In FIGURE 6, a compressor 254 and a decompressor 256 are installed on both sides of a duplex link. Accordingly, packet traffic that flows in either direction over the path is compressed on a per session or session group basis.

FIGURE 6 also illustrates that the invention may be used on more than a single IP hop. In FIGURE 6, the packets are routed through the network 262 and, as a result, they may be routed over several hops. For example, another hop between two routers 264 and 266 is shown. In this case, appropriate routing provisions should be made to ensure that all compressed packets are routed to the same receive module at the other end of the path. This may include, for example, defining static routes using IP tunneling.

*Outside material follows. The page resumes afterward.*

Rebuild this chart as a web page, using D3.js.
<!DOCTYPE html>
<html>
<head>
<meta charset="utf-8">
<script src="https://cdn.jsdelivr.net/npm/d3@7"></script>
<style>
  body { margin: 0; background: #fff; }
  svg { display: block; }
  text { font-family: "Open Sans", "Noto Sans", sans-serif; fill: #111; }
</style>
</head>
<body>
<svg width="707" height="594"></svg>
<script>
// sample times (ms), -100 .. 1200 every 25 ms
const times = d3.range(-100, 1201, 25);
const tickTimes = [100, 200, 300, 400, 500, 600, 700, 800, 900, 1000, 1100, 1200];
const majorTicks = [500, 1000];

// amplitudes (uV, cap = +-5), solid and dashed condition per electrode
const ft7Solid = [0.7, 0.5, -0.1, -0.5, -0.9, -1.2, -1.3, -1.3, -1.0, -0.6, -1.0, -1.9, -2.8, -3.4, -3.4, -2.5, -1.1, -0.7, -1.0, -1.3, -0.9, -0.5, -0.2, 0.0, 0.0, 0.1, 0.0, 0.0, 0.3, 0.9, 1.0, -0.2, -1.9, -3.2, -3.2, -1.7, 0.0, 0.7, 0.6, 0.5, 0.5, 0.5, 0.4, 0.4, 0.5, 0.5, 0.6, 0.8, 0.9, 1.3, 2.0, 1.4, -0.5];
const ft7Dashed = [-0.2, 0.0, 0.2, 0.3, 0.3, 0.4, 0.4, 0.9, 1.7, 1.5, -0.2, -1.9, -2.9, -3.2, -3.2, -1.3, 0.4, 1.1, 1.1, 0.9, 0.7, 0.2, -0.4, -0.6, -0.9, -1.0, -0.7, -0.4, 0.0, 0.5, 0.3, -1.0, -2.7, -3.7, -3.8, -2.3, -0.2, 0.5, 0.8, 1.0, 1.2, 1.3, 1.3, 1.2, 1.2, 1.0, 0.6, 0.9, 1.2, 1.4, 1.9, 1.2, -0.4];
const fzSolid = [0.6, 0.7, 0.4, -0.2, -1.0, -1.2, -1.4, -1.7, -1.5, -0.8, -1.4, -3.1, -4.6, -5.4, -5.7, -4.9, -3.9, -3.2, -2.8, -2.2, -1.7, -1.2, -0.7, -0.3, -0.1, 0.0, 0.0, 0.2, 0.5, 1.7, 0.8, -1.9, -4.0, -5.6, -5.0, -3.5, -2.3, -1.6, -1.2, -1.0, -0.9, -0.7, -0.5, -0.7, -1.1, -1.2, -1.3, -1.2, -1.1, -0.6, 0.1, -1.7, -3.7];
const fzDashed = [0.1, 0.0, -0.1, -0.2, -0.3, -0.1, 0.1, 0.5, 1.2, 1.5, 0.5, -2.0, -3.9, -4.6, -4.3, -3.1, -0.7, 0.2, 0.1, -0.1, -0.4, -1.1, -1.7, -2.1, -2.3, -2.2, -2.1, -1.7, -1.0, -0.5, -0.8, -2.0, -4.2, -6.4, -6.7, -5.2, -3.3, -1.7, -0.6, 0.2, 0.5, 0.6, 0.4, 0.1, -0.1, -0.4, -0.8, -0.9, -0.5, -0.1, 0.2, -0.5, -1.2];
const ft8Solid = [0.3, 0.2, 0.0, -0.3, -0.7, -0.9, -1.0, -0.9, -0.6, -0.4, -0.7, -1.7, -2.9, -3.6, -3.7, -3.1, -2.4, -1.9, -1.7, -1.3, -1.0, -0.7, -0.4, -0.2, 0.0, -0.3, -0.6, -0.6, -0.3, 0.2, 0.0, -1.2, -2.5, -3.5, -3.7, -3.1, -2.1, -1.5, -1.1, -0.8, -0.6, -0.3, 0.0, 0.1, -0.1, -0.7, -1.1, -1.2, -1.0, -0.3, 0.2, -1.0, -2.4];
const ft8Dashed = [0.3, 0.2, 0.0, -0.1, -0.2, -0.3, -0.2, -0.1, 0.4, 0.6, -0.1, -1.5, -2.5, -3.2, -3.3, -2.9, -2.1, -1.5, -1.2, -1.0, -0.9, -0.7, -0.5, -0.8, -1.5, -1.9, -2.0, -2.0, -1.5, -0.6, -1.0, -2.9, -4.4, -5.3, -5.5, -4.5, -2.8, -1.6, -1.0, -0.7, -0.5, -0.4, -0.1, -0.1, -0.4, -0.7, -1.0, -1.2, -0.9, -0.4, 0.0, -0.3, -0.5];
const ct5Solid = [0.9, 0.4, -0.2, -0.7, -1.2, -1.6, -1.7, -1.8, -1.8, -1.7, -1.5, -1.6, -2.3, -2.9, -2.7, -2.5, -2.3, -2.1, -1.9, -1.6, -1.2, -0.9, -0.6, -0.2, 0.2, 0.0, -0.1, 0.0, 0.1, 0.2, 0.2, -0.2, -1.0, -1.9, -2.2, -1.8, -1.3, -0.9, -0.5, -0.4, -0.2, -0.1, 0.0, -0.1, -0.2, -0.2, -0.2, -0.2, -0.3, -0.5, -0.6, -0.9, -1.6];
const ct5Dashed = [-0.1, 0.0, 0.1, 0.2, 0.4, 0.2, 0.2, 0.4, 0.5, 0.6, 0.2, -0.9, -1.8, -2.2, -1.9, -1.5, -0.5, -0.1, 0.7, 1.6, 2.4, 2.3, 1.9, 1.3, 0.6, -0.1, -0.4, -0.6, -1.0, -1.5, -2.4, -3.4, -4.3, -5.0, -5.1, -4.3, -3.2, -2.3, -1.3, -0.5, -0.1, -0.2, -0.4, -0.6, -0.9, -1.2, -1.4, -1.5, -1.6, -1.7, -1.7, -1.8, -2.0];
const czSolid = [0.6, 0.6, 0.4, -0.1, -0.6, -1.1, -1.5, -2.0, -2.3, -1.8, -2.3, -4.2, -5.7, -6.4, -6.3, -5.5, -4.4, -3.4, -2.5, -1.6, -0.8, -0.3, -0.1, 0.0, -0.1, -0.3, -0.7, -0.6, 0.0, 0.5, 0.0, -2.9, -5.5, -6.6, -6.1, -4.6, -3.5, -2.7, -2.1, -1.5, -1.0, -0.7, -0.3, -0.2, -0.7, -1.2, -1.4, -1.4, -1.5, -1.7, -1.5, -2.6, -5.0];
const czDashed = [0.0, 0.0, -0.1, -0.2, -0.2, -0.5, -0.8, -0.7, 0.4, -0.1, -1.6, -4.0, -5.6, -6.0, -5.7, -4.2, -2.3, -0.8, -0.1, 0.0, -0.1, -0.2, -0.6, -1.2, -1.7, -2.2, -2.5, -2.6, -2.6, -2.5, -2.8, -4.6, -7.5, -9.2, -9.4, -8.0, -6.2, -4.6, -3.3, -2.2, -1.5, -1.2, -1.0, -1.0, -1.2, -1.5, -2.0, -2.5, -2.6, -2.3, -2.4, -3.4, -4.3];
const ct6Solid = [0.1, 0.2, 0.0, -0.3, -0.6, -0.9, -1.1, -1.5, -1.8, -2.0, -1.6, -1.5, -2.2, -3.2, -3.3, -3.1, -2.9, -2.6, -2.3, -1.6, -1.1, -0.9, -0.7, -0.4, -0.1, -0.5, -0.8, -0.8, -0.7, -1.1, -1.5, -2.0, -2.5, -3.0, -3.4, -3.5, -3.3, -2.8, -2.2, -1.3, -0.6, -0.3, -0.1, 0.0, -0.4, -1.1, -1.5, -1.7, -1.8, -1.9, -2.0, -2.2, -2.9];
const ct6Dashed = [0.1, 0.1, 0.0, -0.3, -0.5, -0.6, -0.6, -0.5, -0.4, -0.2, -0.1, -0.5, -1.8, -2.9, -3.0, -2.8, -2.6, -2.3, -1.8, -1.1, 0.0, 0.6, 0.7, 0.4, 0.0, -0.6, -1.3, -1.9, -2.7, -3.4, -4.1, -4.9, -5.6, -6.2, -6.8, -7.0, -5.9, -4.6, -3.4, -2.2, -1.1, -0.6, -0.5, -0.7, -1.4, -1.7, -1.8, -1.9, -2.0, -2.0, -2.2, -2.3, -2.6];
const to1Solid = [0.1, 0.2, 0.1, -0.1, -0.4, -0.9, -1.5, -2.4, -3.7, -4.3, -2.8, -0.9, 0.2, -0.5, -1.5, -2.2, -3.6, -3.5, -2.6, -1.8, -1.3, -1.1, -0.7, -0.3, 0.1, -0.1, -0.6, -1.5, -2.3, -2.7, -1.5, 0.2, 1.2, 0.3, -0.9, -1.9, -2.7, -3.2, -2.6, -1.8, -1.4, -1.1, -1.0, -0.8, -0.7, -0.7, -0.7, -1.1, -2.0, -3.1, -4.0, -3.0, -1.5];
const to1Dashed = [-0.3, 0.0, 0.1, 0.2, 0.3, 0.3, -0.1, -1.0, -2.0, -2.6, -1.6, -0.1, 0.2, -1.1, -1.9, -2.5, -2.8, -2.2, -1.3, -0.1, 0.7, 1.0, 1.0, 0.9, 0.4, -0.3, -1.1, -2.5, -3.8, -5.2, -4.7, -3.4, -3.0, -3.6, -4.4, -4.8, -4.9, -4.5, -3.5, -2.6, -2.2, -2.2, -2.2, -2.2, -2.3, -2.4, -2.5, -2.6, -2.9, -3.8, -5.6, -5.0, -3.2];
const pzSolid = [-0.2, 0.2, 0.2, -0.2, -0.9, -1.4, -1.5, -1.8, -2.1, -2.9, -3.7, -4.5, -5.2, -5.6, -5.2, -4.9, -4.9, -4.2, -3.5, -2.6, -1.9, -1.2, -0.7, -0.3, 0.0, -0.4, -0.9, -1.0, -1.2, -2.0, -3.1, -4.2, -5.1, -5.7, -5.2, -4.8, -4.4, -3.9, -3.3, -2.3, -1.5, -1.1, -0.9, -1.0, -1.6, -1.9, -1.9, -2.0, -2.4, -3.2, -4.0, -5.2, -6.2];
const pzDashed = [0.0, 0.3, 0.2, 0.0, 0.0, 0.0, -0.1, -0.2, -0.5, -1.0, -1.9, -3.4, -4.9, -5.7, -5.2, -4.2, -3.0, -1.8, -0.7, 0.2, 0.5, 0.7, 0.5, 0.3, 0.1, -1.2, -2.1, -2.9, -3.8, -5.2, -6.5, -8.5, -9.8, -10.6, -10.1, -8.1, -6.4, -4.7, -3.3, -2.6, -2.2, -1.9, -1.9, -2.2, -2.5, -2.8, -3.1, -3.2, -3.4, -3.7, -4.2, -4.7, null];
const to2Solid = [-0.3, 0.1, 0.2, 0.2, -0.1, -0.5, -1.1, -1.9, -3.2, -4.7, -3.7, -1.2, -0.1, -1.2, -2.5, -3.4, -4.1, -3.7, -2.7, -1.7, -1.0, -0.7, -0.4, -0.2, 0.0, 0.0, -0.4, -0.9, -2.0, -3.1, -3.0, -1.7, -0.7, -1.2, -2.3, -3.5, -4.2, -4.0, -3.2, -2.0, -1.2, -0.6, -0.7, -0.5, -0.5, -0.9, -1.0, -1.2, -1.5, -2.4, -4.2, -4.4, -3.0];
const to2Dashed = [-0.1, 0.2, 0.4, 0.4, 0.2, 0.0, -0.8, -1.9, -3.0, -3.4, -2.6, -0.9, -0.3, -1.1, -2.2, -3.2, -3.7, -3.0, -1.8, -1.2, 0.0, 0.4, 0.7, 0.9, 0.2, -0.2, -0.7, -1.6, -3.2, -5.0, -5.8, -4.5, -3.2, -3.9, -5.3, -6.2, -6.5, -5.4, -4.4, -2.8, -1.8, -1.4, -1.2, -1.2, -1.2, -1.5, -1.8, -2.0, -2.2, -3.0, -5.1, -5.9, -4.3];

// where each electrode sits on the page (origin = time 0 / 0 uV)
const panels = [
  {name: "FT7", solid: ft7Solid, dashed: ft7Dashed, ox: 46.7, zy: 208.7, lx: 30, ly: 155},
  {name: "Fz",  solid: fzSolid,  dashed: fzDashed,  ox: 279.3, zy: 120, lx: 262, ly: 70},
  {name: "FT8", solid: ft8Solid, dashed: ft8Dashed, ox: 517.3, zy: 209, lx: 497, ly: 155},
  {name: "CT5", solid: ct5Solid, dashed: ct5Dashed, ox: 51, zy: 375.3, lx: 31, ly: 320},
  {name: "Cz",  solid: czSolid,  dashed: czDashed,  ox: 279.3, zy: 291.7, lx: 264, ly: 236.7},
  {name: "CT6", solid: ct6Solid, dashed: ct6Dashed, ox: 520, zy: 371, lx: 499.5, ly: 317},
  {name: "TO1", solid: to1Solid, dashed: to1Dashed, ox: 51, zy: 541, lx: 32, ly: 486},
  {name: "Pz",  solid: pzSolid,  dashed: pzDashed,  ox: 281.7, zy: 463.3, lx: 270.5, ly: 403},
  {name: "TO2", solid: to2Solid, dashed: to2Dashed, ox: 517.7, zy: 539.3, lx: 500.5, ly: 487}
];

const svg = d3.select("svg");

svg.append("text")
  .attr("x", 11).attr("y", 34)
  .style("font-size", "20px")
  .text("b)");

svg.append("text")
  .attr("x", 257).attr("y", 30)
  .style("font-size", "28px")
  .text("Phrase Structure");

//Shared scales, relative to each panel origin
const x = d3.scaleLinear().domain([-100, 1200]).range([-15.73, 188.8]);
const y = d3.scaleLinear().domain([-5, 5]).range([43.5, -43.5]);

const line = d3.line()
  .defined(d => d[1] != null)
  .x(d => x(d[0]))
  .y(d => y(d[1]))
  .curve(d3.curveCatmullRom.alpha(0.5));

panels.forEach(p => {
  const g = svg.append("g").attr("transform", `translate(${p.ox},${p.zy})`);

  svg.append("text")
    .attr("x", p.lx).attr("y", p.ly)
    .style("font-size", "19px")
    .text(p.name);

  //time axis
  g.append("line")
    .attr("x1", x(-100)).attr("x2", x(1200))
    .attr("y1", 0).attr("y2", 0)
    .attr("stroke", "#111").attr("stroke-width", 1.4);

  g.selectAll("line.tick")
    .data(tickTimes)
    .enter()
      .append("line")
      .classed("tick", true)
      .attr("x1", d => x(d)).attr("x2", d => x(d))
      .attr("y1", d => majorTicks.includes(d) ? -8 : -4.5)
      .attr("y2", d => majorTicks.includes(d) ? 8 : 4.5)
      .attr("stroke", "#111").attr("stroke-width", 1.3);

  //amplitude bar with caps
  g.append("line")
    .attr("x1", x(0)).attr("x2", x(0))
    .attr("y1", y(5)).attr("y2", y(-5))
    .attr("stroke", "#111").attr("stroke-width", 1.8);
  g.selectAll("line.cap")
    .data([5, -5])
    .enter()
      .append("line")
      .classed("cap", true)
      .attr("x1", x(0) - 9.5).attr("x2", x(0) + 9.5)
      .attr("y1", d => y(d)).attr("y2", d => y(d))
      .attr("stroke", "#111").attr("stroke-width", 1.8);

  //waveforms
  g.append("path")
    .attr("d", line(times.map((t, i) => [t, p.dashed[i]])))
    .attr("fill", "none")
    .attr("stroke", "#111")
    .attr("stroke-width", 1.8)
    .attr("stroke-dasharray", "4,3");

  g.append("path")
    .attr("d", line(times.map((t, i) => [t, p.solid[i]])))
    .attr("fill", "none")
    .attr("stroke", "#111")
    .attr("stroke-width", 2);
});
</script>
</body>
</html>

In the compression scheme above, it is important to maintain the reliability of the link. This is because in order to decompress packet n, the decompressor 256 must first decompress packets 1 through n-1. Reliability

may be provided, for example, by the reliability mechanism associated with TCP, HDLC (in its reliable mode) or PPP (in its reliable mode).

In addition, various initialization procedures may be performed. For example, all dictionaries may be erased and various compression parameters may be exchanged between the flow compressor and the flow decompressor.

These initialization procedures may be accomplished using a relatively simple three-way handshake similar to the one used in TCP.

From the above, it may be seen that the invention provides an effective method of compressing transmitted packets. In particular, the invention may provide a higher degree of compression and use data memory more efficiently than many conventional systems. While certain specific embodiments of the invention are disclosed as typical, the invention is not limited to these particular forms, but rather is applicable broadly to all such variations as fall within the scope of the appended claims. To those skilled in the art to which the invention pertains many modifications and adaptations will occur.

For example, the devices may be installed at various locations within the network. The invention may be implemented using a variety of hardware and software architectures. The teachings of the invention are applicable to numerous protocols in addition to those described above. A number of compression algorithms and compression history techniques may be used to compress or decompress data. The system may compress and decompress various types of flows of various types of data. Also, other forms of flow identifiers may be used. Thus, the specific structures and methods discussed in detail above are merely illustrative of a few specific embodiments of the invention.